3.8. Replicating from a Cluster to a Datawarehouse

You can replicate data from an existing cluster to a datawarehouse such as Hadoop or Vertica. A replication applier node handles the datawarehouse loading by obtaining THL from the cluster. The configuration of the cluster needs to be changed to be compatible with the required target applier format.

The Cluster-Extractor deployment works by configuring the cluster replication service in heterogeneous mode, and then replicating out to the Appliers that writes into the datawarehouse by using a cluster alias. This ensures that changes to the cluster topology (i.e. Primary switches during a failover or maintenance) still allow replication to continue effectively to your chosen datawarehouse.

The datawarehouse may be installed and running on the same host as the replicator, "Onboard", or on a different host entirely, "Offboard".
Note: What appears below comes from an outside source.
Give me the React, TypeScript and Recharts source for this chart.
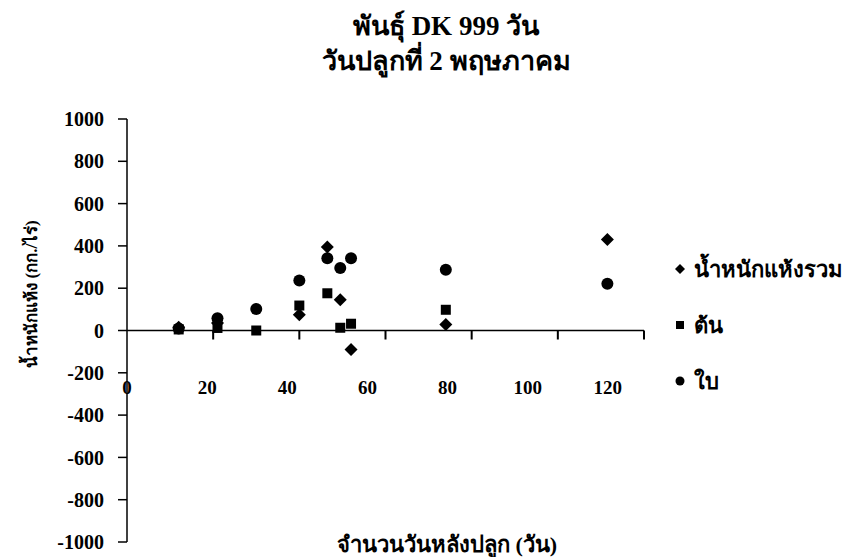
import React from 'react'
import {
  ScatterChart, Scatter, XAxis, YAxis, ReferenceLine, Legend,
} from 'recharts'

// days after planting
const totalDays = [12, 21, 40, 46.5, 49.5, 52, 74, 111.5]
const totalWeight = [15, 35, 75, 395, 145, -90, 28, 430]

const stemDays = [12, 21, 30, 40, 46.5, 49.5, 52, 74]
const stemWeight = [5, 12, 0, 118, 176, 13, 32, 98]

const leafDays = [12, 21, 30, 40, 46.5, 49.5, 52, 74, 111.5]
const leafWeight = [10, 58, 102, 236, 342, 295, 342, 287, 221]

const xTicks = [0, 20, 40, 60, 80, 100, 120]
const yTicks = [-1000, -800, -600, -400, -200, 0, 200, 400, 600, 800, 1000]

const seriesNames = ['น้ำหนักแห้งรวม', 'ต้น', 'ใบ']

const totalData = totalDays.map((d, i) => ({ day: d, w: totalWeight[i] }))
const stemData = stemDays.map((d, i) => ({ day: d, w: stemWeight[i] }))
const leafData = leafDays.map((d, i) => ({ day: d, w: leafWeight[i] }))
// tick marks of the x axis, which sits on the zero line
const tickMarkData = xTicks.slice(1).map((t) => ({ day: t, w: 0 }))

const W = 847
const H = 557
const PLOT_LEFT = 127
const PLOT_TOP = 119
const PLOT_BOTTOM = 542
const PLOT_RIGHT = 644
const ZERO_Y = PLOT_TOP + (PLOT_BOTTOM - PLOT_TOP) / 2

const serif = '"Liberation Serif", "Times New Roman", serif'

const Diamond = (p: any) => {
  const { cx, cy } = p
  const r = 6.5
  return <path d={`M${cx},${cy - r}L${cx + r},${cy}L${cx},${cy + r}L${cx - r},${cy}Z`} fill="#000" />
}
const Square = (p: any) => {
  const { cx, cy } = p
  return <rect x={cx - 5} y={cy - 5} width={10} height={10} fill="#000" />
}
const Dot = (p: any) => {
  const { cx, cy } = p
  return <circle cx={cx} cy={cy} r={6} fill="#000" />
}
const TickMark = (p: any) => {
  const { cx, cy } = p
  return <rect x={cx - 1} y={cy} width={2} height={9} fill="#000" />
}

const XTick = (props: any) => {
  const { x, payload } = props
  // labels in the source sit slightly compressed relative to the tick marks
  const lx = PLOT_LEFT + (Number(x) - PLOT_LEFT) * 0.93
  return (
    <text x={lx} y={ZERO_Y + 63} textAnchor="middle" fontFamily={serif} fontWeight="bold" fontSize={19} fill="#000">
      {payload.value}
    </text>
  )
}

const LegendBox = () => {
  const shapes = [
    <path key="d" d="M0,-5L5,0L0,5L-5,0Z" fill="#000" />,
    <rect key="s" x={-4} y={-4} width={8} height={8} fill="#000" />,
    <circle key="c" r={4.5} fill="#000" />,
  ]
  return (
    <div style={{ position: 'absolute', left: 672, top: 241 }}>
      {seriesNames.map((n, i) => (
        <div key={n} style={{ display: 'flex', alignItems: 'center', height: 56 }}>
          <svg width={16} height={16} style={{ marginRight: 6 }}>
            <g transform="translate(8,8)">{shapes[i]}</g>
          </svg>
          <span style={{ fontFamily: serif, fontWeight: 'bold', fontSize: 22 }}>{n}</span>
        </div>
      ))}
    </div>
  )
}

export default function App() {
  return (
    <div style={{ position: 'absolute', left: 0, top: 0, width: W, height: H, background: '#fff', overflow: 'hidden' }}>
      <div style={{ position: 'absolute', left: 296, top: 9, width: 300, textAlign: 'center', fontFamily: serif, fontWeight: 'bold', fontSize: 27, lineHeight: '35px' }}>
        <div>พันธุ์ DK 999 วัน</div>
        <div>วันปลูกที่ 2 พฤษภาคม</div>
      </div>
      <div style={{ position: 'absolute', left: 30, top: 294, transform: 'translate(-50%,-50%) rotate(-90deg)', whiteSpace: 'nowrap', fontFamily: serif, fontWeight: 'bold', fontSize: 17 }}>
        น้ำหนักแห้ง (กก./ไร่)
      </div>
      <div style={{ position: 'absolute', left: 447, top: 544, transform: 'translate(-50%,-50%)', whiteSpace: 'nowrap', fontFamily: serif, fontWeight: 'bold', fontSize: 22 }}>
        จำนวนวันหลังปลูก (วัน)
      </div>
      <ScatterChart
        width={W}
        height={H}
        margin={{ top: PLOT_TOP, right: W - PLOT_RIGHT, bottom: 0, left: PLOT_LEFT - 60 }}
        style={{ position: 'absolute', left: 0, top: 0 }}
      >
        <XAxis
          type="number"
          dataKey="day"
          domain={[0, 120]}
          ticks={xTicks}
          axisLine={false}
          tickLine={false}
          height={H - PLOT_BOTTOM}
          tick={(p: any) => <XTick {...p} />}
          interval={0}
        />
        <YAxis
          type="number"
          dataKey="w"
          domain={[-1000, 1000]}
          ticks={yTicks}
          width={60}
          axisLine={{ stroke: '#000', strokeWidth: 1.5 }}
          tickLine={{ stroke: '#000', strokeWidth: 1.5 }}
          tickSize={9}
          tickMargin={14}
          interval={0}
          tick={{ fill: '#000', fontFamily: serif, fontWeight: 'bold', fontSize: 20 }}
        />
        <ReferenceLine y={0} stroke="#000" strokeWidth={1.5} />
        <Scatter data={tickMarkData} shape={<TickMark />} isAnimationActive={false} legendType="none" />
        <Scatter name={seriesNames[0]} data={totalData} shape={<Diamond />} isAnimationActive={false} />
        <Scatter name={seriesNames[1]} data={stemData} shape={<Square />} isAnimationActive={false} />
        <Scatter name={seriesNames[2]} data={leafData} shape={<Dot />} isAnimationActive={false} />
        <Legend content={() => null} />
      </ScatterChart>
      <LegendBox />
    </div>
  )
}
Figure 3.6. Topologies: Replication from a Cluster to an Offboard Datawarehouse

Topologies: Replication from Cluster to Datawarehouse

Below is a summary of the steps needed to configure the Cluster-Extractor topology, with links to the actual procedures included:

  1. Install or update a cluster, configured to operate in heterogeneous mode.

    In our example, the cluster configuration file /etc/tungsten/tungsten.ini would contain two stanzas:

    • [defaults] - contains configuration values used by all services.

    • [alpha] - contains cluster configuration parameters, and will use topology=clustered to indicate to the tpm command that nodes listed in this stanza are to be acted upon during installation and update operations.

    For more details about installing the source cluster, please see Section 3.8.2, “Replicating from a Cluster to a Datawarehouse - Configuring the Cluster Nodes”.

  2. Potentially seed the initial data. For more information about various ways to provision the initial data into the target warehouse, please see Section 3.9, “Migrating and Seeding Data”.

  3. Install the Extractor replicator:

    In our example, the Extractor configuration file /etc/tungsten/tungsten.ini would contain three stanzas:

    • [defaults] - contains configuration values used by all services.

    • [alpha] - contains the list of cluster nodes for use by the applier service as a source list. This stanza will use topology=cluster-alias to ensure that no installation or update action will ever be taken on the listed nodes by the tpm command.

    • [omega] - defines a replicator Applier service that uses topology=cluster-slave. This service will extract THL from the cluster nodes defined in the relay source cluster-alias definition [alpha] and write the events into your chosen datawarehouse.

    For more details about installing the replicator, please see Section 3.8.3, “Replicating from a Cluster to a Datawarehouse - Configuring the Cluster-Extractor”.